I want to touch on the final two parts of this formal definition. These aren’t requirements, but are nice to have. Manipulation means running an experiment. The easiest way to think of this is a clinical trial for a vaccine. We can conclude a treatment is or is not effective by randomizing who receives it during a test period. We will talk later about how we can do this in political science and public policy, but it’s not possible to do this for many if not most political questions, which is why it’s nice to have, but not necessary.
Last, it is also helpful to be able to describe a causal mechanism – the process by which a cause leads to an effect. This is something we often are able to do in politics – we can describe the history of a country, for example – but it isn’t a formal requirement because it is often missing in medicine. We knew that aspirin reduced headaches long before we understood the biology of how it worked, for example.
So those are nice to have, but the key parts of demonstrating causality are:
· showing that the cause and effect change together,
· that the cause comes before the effect, and
· that nothing else can explain that relationship.
Types of causes
I want to end with a brief discussion of some of the adjectives you may see associated with the word cause in our readings. We also talk a lot about proximate and distal causes. A proximate cause is a short-term cause – protests lead to the resignation of a leader, for example. A distal cause is a long-term one – for example, that changes in the structure of an economy created the conditions for democratization. Both proximate and distal causes can be true, but you should be clear as to which one you are interested in.
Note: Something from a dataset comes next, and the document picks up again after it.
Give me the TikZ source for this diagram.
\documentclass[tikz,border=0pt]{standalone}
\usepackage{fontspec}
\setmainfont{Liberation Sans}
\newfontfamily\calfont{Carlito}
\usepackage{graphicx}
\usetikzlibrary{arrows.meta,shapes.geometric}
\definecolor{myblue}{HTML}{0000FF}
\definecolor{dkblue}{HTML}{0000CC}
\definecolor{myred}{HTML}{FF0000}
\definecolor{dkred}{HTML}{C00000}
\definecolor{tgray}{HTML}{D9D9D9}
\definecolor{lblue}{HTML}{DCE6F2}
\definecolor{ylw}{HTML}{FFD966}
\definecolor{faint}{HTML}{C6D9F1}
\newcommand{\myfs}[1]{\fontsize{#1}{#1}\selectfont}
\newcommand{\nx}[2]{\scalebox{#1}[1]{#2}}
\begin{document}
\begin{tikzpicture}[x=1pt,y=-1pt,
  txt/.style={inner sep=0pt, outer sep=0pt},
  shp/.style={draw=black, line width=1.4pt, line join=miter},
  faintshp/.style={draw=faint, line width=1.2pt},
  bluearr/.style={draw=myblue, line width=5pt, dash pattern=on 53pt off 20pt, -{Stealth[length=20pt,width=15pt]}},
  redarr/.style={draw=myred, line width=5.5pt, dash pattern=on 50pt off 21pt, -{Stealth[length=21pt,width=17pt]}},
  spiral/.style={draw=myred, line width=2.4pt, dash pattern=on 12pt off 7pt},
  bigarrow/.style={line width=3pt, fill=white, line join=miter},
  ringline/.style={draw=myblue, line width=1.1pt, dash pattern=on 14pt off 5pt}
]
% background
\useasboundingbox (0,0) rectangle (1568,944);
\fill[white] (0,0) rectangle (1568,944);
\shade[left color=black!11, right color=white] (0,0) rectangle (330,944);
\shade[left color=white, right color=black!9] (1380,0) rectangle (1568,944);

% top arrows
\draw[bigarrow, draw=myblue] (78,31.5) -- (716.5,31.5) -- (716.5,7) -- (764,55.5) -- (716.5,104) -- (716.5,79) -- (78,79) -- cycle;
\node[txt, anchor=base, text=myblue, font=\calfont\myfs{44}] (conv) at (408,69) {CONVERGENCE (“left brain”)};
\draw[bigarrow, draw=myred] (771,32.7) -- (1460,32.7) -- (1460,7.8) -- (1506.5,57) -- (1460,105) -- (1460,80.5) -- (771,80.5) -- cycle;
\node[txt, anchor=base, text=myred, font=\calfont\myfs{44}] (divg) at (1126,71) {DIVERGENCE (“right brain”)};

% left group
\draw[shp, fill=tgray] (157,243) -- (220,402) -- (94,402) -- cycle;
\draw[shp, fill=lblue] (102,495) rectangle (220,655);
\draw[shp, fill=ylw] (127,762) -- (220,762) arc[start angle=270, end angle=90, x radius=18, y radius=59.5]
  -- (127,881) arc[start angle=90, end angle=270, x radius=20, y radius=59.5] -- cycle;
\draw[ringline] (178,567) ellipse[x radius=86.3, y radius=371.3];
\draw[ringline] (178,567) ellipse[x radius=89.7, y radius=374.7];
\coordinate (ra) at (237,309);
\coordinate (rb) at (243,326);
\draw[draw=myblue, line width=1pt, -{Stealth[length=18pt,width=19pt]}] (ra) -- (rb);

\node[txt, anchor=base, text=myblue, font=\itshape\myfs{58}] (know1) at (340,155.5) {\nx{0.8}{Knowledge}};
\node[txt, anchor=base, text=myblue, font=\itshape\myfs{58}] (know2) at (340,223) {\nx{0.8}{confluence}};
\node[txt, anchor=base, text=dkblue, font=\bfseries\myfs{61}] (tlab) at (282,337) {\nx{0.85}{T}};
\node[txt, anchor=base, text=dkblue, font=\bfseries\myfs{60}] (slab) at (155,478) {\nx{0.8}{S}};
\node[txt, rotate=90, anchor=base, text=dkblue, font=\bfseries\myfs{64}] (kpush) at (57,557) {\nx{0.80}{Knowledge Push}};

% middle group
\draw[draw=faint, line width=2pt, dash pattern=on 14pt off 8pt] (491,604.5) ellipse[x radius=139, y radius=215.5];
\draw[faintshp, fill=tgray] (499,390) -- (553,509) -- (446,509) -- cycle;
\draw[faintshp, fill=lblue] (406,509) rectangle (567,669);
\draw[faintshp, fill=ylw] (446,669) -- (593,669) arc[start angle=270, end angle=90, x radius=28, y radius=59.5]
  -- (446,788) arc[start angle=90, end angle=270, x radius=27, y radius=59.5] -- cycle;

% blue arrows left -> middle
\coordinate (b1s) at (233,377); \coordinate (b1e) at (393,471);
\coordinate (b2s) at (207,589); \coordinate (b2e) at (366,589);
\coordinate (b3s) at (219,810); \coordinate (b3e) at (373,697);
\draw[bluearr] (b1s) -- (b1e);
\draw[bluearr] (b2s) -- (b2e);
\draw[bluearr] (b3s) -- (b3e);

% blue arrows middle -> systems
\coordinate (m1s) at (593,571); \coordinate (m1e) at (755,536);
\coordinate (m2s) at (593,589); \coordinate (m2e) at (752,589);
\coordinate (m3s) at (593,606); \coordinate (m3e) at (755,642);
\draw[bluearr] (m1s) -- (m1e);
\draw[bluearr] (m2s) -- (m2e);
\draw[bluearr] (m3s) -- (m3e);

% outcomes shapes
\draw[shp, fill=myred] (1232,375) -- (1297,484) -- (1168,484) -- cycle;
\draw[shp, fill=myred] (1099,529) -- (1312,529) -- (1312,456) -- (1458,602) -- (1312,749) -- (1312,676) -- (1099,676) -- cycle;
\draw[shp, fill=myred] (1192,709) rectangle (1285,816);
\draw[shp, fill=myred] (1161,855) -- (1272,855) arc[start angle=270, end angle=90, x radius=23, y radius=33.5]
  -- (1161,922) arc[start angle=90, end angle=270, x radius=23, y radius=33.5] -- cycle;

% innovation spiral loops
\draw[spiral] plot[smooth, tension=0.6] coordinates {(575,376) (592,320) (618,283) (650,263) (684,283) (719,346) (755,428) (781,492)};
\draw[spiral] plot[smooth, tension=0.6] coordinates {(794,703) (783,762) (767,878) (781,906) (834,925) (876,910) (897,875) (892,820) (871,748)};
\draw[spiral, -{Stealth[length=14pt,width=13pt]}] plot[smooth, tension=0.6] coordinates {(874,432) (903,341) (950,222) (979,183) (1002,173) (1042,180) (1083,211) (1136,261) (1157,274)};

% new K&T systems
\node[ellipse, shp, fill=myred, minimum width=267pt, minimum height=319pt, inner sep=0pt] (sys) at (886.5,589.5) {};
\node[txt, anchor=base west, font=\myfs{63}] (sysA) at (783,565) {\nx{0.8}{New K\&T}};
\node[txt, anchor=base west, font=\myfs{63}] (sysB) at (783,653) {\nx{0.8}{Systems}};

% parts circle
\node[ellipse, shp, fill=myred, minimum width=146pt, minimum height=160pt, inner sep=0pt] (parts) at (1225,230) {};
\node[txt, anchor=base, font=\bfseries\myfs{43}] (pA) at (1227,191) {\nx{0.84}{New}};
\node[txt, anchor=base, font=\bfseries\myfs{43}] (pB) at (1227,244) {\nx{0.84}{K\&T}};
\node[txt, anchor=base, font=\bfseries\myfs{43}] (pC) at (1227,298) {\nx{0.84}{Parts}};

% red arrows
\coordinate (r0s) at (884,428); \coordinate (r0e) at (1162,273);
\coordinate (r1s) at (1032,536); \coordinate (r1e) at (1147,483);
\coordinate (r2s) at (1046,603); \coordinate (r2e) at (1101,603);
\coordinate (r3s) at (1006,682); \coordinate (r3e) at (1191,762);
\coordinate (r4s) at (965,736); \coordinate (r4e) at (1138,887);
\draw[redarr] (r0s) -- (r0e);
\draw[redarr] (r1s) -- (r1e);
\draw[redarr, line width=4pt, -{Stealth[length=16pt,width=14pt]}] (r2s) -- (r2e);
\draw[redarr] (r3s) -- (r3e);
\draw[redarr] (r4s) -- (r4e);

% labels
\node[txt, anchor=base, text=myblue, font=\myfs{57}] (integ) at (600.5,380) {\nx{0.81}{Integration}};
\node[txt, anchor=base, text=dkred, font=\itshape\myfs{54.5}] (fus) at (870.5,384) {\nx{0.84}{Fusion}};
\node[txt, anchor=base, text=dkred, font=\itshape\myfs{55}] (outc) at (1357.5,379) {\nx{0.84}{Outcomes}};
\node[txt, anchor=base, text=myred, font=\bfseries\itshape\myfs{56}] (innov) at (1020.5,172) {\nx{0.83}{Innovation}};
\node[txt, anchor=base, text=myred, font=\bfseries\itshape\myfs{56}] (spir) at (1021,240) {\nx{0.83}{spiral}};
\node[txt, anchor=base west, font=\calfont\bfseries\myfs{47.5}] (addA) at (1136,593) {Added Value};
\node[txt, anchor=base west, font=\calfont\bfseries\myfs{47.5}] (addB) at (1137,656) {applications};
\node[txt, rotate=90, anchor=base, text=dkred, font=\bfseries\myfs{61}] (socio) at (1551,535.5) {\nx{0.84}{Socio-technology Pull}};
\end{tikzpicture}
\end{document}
Finally, in politics we almost never study deterministic relationships. That means that when one thing (a cause) happens, an effect always happens. There are always exceptions in politics, so we almost never see the kind of definitive relationships we study in physics or chemistry. Instead, we study what conditions make an effect more likely (or increase the probability).
I wanted to both familiarize you with these terms, but the key things to remember from this lecture are:
1) Be clear about what you think is a cause vs an effect – separate them out.
2) The key factor in determining causality is eliminating alternate explanations.
3) In politics, we need to think probabilistically – what conditions makes an outcome more likely. We can never guarantee something will happen.